Just Squeeze Me (But Please Don't Tease Me)

Continuing the discussion from Muted Miles:

“Just Squeeze Me (But Please Don’t Tease Me)” is a 1941 popular song composed by Duke Ellington, with lyrics by Lee Gaines. The song has been recorded numerous times by a number of artists in the years since, having become a jazz standard.[1] Hit recordings have been by Paul Weston & His Orchestra (vocal by Matt Dennis) (reached No. 21 in the Billboard charts in 1947) and by The Four Aces (No. 20 in 1952). [2]

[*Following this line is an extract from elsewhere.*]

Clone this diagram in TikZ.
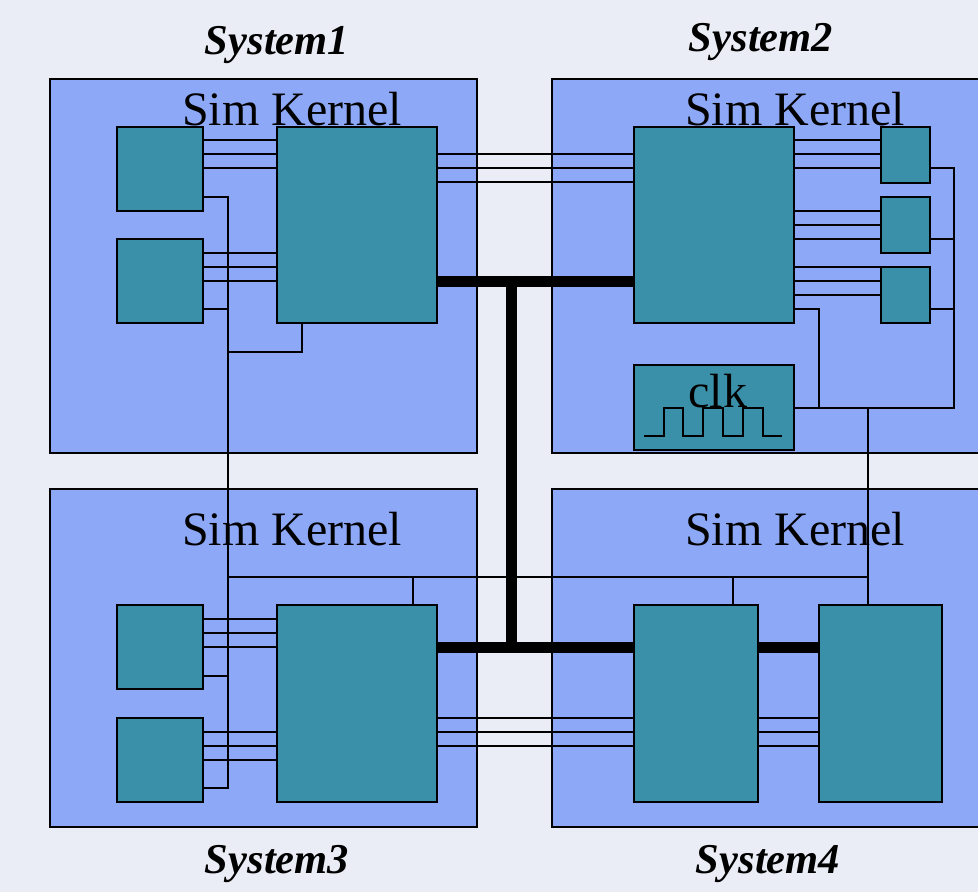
\documentclass[tikz,border=0pt]{standalone}
\usepackage{fontspec}
\setmainfont{Liberation Serif}
\usepackage{tikz}
\usetikzlibrary{calc,positioning}
\definecolor{simpage}{HTML}{EAEDF5}
\definecolor{simsys}{HTML}{8EA8F8}
\definecolor{simmod}{HTML}{3A90A8}
\begin{document}
\begin{tikzpicture}[x=1pt,y=-1pt,line cap=butt,line join=miter,
  sysbox/.style={draw=black,fill=simsys,line width=1.5pt,inner sep=0pt},
  modbox/.style={draw=black,fill=simmod,line width=1.5pt,inner sep=0pt},
  wire/.style={draw=black,line width=1.7pt},
  trunk/.style={draw=black,line width=11pt},
  kernel/.style={anchor=base,inner sep=0pt,font=\fontsize{48}{50}\selectfont},
  systitle/.style={inner sep=0pt,font=\fontsize{42.5}{44}\selectfont\bfseries\itshape}]
\path[use as bounding box] (0,0) rectangle (978,892);
\clip (0,0) rectangle (978,892);
\fill[simpage] (0,0) rectangle (978,892);

% the four systems
\node[sysbox,minimum width=427pt,minimum height=374pt] (sys1) at (263.5,266) {};
\node[sysbox,minimum width=448pt,minimum height=374pt] (sys2) at (776,266) {};
\node[sysbox,minimum width=427pt,minimum height=338pt] (sys3) at (263.5,658) {};
\node[sysbox,minimum width=448pt,minimum height=338pt] (sys4) at (776,658) {};
\node[systitle] (t1) at (277,45) {System1};
\node[systitle] (t2) at (761,42) {System2};
\node[systitle] (t3) at (277,864) {System3};
\node[systitle] (t4) at (768,864) {System4};
\node[kernel] (sk1) at (292,125) {Sim Kernel};
\node[kernel] (sk2) at (795,125) {Sim Kernel};
\node[kernel] (sk3) at (292,545) {Sim Kernel};
\node[kernel] (sk4) at (795,545) {Sim Kernel};

% modules
\node[modbox,minimum width=86pt,minimum height=84pt] (a1) at (160,169) {};
\node[modbox,minimum width=86pt,minimum height=84pt] (a2) at (160,281) {};
\node[modbox,minimum width=160pt,minimum height=196pt] (k1) at (357,225) {};
\node[modbox,minimum width=160pt,minimum height=196pt] (k2) at (714,225) {};
\node[modbox,minimum width=49pt,minimum height=56pt] (b1) at (905.5,155) {};
\node[modbox,minimum width=49pt,minimum height=56pt] (b2) at (905.5,225) {};
\node[modbox,minimum width=49pt,minimum height=56pt] (b3) at (905.5,295) {};
\node[modbox,minimum width=160pt,minimum height=85pt] (clk) at (714,407.5) {};
\node[modbox,minimum width=86pt,minimum height=84pt] (a3) at (160,647) {};
\node[modbox,minimum width=86pt,minimum height=84pt] (a4) at (160,760) {};
\node[modbox,minimum width=160pt,minimum height=197pt] (k3) at (357,703.5) {};
\node[modbox,minimum width=124pt,minimum height=197pt] (k4) at (696,703.5) {};
\node[modbox,minimum width=123pt,minimum height=197pt] (k5) at (880.5,703.5) {};

% system 1 wiring
\foreach \y in {140,154,168} \draw[wire] (a1.east |- 0,\y) -- (k1.west |- 0,\y);
\foreach \y in {253,267,281} \draw[wire] (a2.east |- 0,\y) -- (k1.west |- 0,\y);
\foreach \y in {154,168,182} \draw[wire] (k1.east |- 0,\y) -- (k2.west |- 0,\y);
\draw[wire] (a1.east |- 0,197) -| (228,788) -- (a4.east |- 0,788);
\draw[wire] (a2.east |- 0,309) -- (228,309);
\draw[wire] (k1.south -| 302,0) |- (228,352);

% system 2 wiring
\foreach \y in {140,154,168} \draw[wire] (k2.east |- 0,\y) -- (b1.west |- 0,\y);
\foreach \y in {211,225,239} \draw[wire] (k2.east |- 0,\y) -- (b2.west |- 0,\y);
\foreach \y in {267,281,295} \draw[wire] (k2.east |- 0,\y) -- (b3.west |- 0,\y);
\draw[wire] (b1.east |- 0,168) -| (954,408) -- (clk.east |- 0,408);
\draw[wire] (b2.east |- 0,239) -- (954,239);
\draw[wire] (b3.east |- 0,309) -- (954,309);
\draw[wire] (k2.east |- 0,309) -| (819,408);
\draw[wire] (868,408) -- (k5.north -| 868,0);

% clock
\draw[wire] (644,436) -- (664,436) -- (664,408) -- (683,408) -- (683,436)
  -- (703,436) -- (703,408) -- (723,408) -- (723,436) -- (743,436)
  -- (743,408) -- (763,408) -- (763,436) -- (782,436);
\node[kernel] (clktext) at (718,407) {clk};

% systems 3 and 4 wiring
\foreach \y in {619,633,647} \draw[wire] (a3.east |- 0,\y) -- (k3.west |- 0,\y);
\foreach \y in {732,746,760} \draw[wire] (a4.east |- 0,\y) -- (k3.west |- 0,\y);
\draw[wire] (a3.east |- 0,676) -- (228,676);
\draw[wire] (228,577) -- (868,577);
\draw[wire] (413,577) -- (k3.north -| 413,0);
\draw[wire] (733,577) -- (k4.north -| 733,0);
\foreach \y in {718,732,746} {
  \draw[wire] (k3.east |- 0,\y) -- (k4.west |- 0,\y);
  \draw[wire] (k4.east |- 0,\y) -- (k5.west |- 0,\y);
}

% shared bus
\draw[trunk] (k1.east |- 0,281) -- (k2.west |- 0,281);
\draw[trunk] (511.5,275.5) -- (511.5,652.5);
\draw[trunk] (k3.east |- 0,647) -- (k4.west |- 0,647);
\draw[trunk] (k4.east |- 0,647) -- (k5.west |- 0,647);
\end{tikzpicture}
\end{document}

Other notable recordings[edit]

There is a website called Jazz Standards (which I feel I’m gonna be hitting up a lot in the near future), and it has this amazing story to share:

In 1941 Duke Ellington’s Orchestra was in Los Angeles, and, according to biographer James Lincoln Collier in Duke Ellington , during a jam session at the home of Hollywood songwriter Sid Kuller, the idea for a Negro revue was born. The idea was to celebrate the banishment of Jim Crow and Uncle Tom by eliminating all stereotypes from the show.

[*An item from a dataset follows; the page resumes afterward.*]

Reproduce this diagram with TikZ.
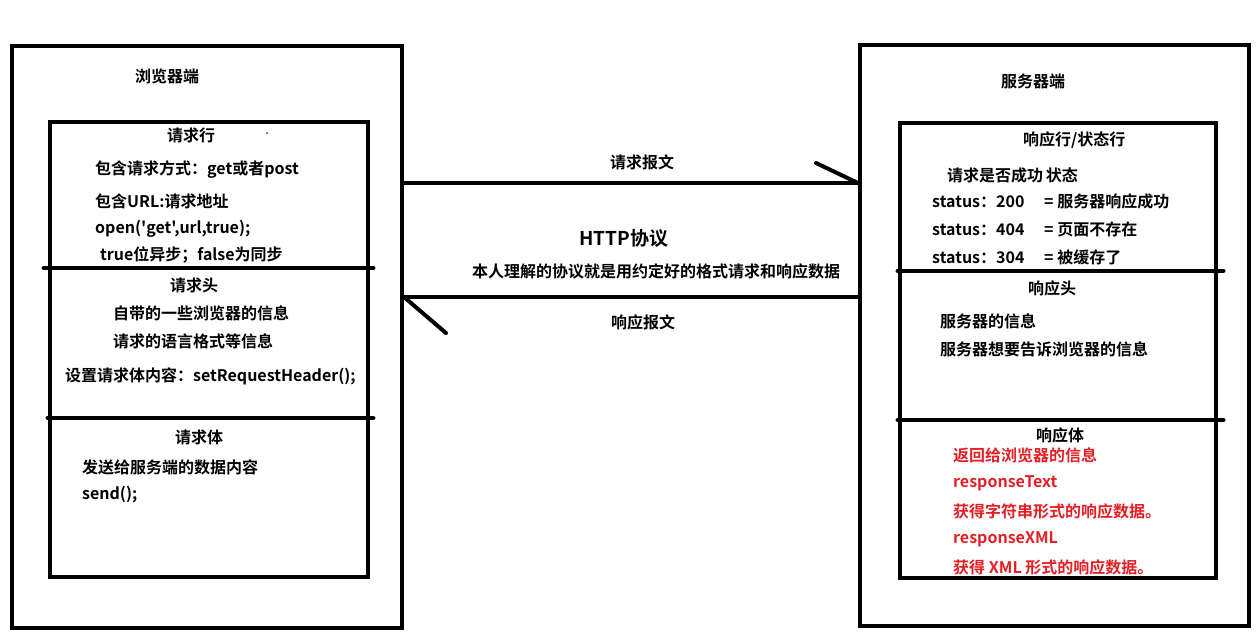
\documentclass[tikz,border=0pt]{standalone}
\usepackage{fontspec}
\newfontfamily\cnfont{Noto Sans CJK SC}[BoldFont=* Bold]
\usetikzlibrary{calc}
\definecolor{rtxt}{RGB}{228,32,38}
\tikzset{
  outerbox/.style={draw, line width=4pt, inner sep=0pt},
  innerbox/.style={draw, line width=4.5pt, inner sep=0pt},
  divider/.style={line width=4.5pt, line cap=round},
  conn/.style={line width=4pt},
  headline/.style={line width=4pt, line cap=round},
  txt/.style={anchor=west, inner sep=0pt, font=\cnfont\bfseries\fontsize{16pt}{19pt}\selectfont},
  redtxt/.style={txt, text=rtxt},
  bigtxt/.style={anchor=west, inner sep=0pt, font=\cnfont\bfseries\fontsize{19pt}{22pt}\selectfont}
}
\begin{document}
\begin{tikzpicture}[x=1pt,y=-1pt]
\useasboundingbox (0,0) rectangle (1260,641);
% boxes
\node[outerbox, minimum width=390pt, minimum height=582pt] (browser) at (207,337) {};
\node[innerbox, minimum width=318pt, minimum height=455pt] (reqbox) at (209,349.5) {};
\node[outerbox, minimum width=389pt, minimum height=581pt] (server) at (1054.5,335.5) {};
\node[innerbox, minimum width=316pt, minimum height=455pt] (resbox) at (1058,350.5) {};
% dividers
\coordinate (ld1a) at ($(reqbox.west |- 0,268)+(-4,0)$);
\coordinate (ld1b) at ($(reqbox.east |- 0,268)+(3,0)$);
\coordinate (ld2a) at (reqbox.west |- 0,418);
\coordinate (ld2b) at ($(reqbox.east |- 0,418)+(3,0)$);
\coordinate (rd1a) at (resbox.west |- 0,271);
\coordinate (rd1b) at ($(resbox.east |- 0,271)+(5,0)$);
\coordinate (rd2a) at (resbox.west |- 0,420);
\coordinate (rd2b) at ($(resbox.east |- 0,420)+(5,0)$);
\draw[divider] (ld1a) -- (ld1b);
\draw[divider] (ld2a) -- (ld2b);
\draw[divider] (rd1a) -- (rd1b);
\draw[divider] (rd2a) -- (rd2b);
% connectors
\coordinate (reqS) at (browser.east |- 0,183);
\coordinate (reqE) at (server.west |- 0,183);
\coordinate (resS) at (server.west |- 0,297);
\coordinate (resE) at (browser.east |- 0,297);
\draw[conn] (reqS) -- (reqE);
\draw[headline] (reqE) -- ++(-42,-20);
\draw[conn] (resS) -- (resE);
\draw[headline] (resE) -- ++(42,36);
% speck
\fill (267,133) circle (0.9pt);
% left texts
\node[txt] (t1) at (135,76) {浏览器端};
\node[txt] (t2) at (167,135) {请求行};
\node[txt] (t3) at (95,170) {包含请求方式：get或者post};
\node[txt] (t4) at (95,201) {包含URL:请求地址};
\node[txt] (t5) at (95,229) {open('get',url,true);};
\node[txt] (t6) at (100,255) {true位异步；false为同步};
\node[txt] (t7) at (170,285) {请求头};
\node[txt] (t8) at (113,313) {自带的一些浏览器的信息};
\node[txt] (t9) at (113,341) {请求的语言格式等信息};
\node[txt] (t10) at (65,376) {设置请求体内容：setRequestHeader();};
\node[txt] (t11) at (175,437) {请求体};
\node[txt] (t12) at (82,467) {发送给服务端的数据内容};
\node[txt] (t13) at (82,495) {send();};
% middle texts
\node[txt] (m1) at (610,162) {请求报文};
\node[bigtxt] (m2) at (579,238) {HTTP协议};
\node[txt] (m3) at (472,271) {本人理解的协议就是用约定好的格式请求和响应数据};
\node[txt] (m4) at (611,322) {响应报文};
% right texts
\node[txt] (r1) at (1001,81) {服务器端};
\node[txt] (r2) at (1023,140) {响应行/状态行};
\node[txt] (r3) at (947,175) {请求是否成功\,状态};
\node[txt] (r4) at (932,201) {\makebox[112pt][l]{status：200}= 服务器响应成功};
\node[txt] (r5) at (932,229) {\makebox[112pt][l]{status：404}= 页面不存在};
\node[txt] (r6) at (932,257) {\makebox[112pt][l]{status：304}= 被缓存了};
\node[txt] (r7) at (1028,288) {响应头};
\node[txt] (r8) at (940,321) {服务器的信息};
\node[txt] (r9) at (940,349) {服务器想要告诉浏览器的信息};
\node[txt] (r10) at (1036,435) {响应体};
\node[redtxt] (r11) at (953,455) {返回给浏览器的信息};
\node[redtxt] (r12) at (953,483) {responseText};
\node[redtxt] (r13) at (953,511) {获得字符串形式的响应数据。};
\node[redtxt] (r14) at (953,539) {responseXML};
\node[redtxt] (r15) at (953,567) {获得 XML 形式的响应数据。};
\end{tikzpicture}
\end{document}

In Reminiscing in Tempo: A Portrait of Duke Ellington author Stuart Nicholson quotes Ellington as saying, “Fifteen Hollywood writers and I did Jump for Joy .” The show opened on July 10, 1941, at the Mayan Theatre in Los Angeles. The material was clever, the performances by such stars as Dorothy Dandridge, Ivie Anderson, Herb Jeffries, and Joe Turner (his first time out of Kansas City) were sophisticated, and the wonderful Duke Ellington Orchestra was in the pit. The songs included “I Got It Bad and That Ain’t Good,” “Take the ‘A’ Train,” “Rocks in My Bed,” and an instrumental, “Subtle Slough,” which Ellington played on stage and which became “Just Squeeze Me, Don’t Tease Me” when Lee Gaines added the lyric.

Despite the show’s quality it closed after only 12 weeks and 101 performances. According to David Hajdu in his biography of Billy Strayhorn, Lush Life , black audiences loved it, but white critics didn’t: “They didn’t know what to make of it.” James Lincoln Collier further explains, “…The mass of Americans were simply not ready for a show of ‘social significance,’ as the phrase went, promoting the idea that blacks were as good as anybody else.”

It is not known how much Billy Strayhorn had to do with the production. Hajdu says, “As the manuscript score of Jump for Joy illustrates, Strayhorn had a big hand in no fewer than five compositions.” Strayhorn is credited as co-author with Duke and Mercer Ellington on “Bugle Breaks” and as “musical arranger” along with Duke and Hal Borne. But Ellington’s was the name on which the show rested, and Billy seemed delighted to be working along side him.

“Just Squeeze Me, Don’t Tease Me” was recorded by the Ellington band on July 9, 1946. However their version did not chart. It was Paul Weston and His Orchestra with vocalist Matt Dennis that took the song to the charts on December 28, 1946, where it remained for four weeks, peaking at number 21. In 1952 the popular singing group the Four Aces took the song to the charts for two weeks where it peaked at number 20.
The melody is a lively swinger, and Lee Gaines’ simple, staccato lyric fits the tempo perfectly. Gaines, who was the bass singer with the Delta Rhythm Boys, also collaborated with Ellington on “Just A-Sittin’ and A-Rockin’” (1945). “Just Squeeze Me” is both a plea for love and an avowal of love in the absence of the loved one:

I’m in the mood to let you know
I never knew I loved you so
Please say, you love me too

When I get this feeling
I’m in ecstasy
So squeeze me
But don’t tease me

“Just Squeeze Me” was featured in the award-winning Broadway show Sophisticated Ladies which opened in 1981 and ran for 767 performances. It remains a popular song with jazz artists and since 2000 has been recorded by trumpeters Clark Terryand Warren Vache; vocalists Mark Murphy, Tierney Sutton, Carol Sloane, and Jane Monheit; saxophonist Harry Allen; and guitarist Martin Taylor.

- Sandra Burlingame

Wow! We need to find the script for Jump for Joy!

Everything I read about Jazz leads me to believe it was one of the most phenomenal developments in music, and I don’t understand why Americans aren’t all obsessed with their musical heritage. Except I kinda do, and it’s unfortunate.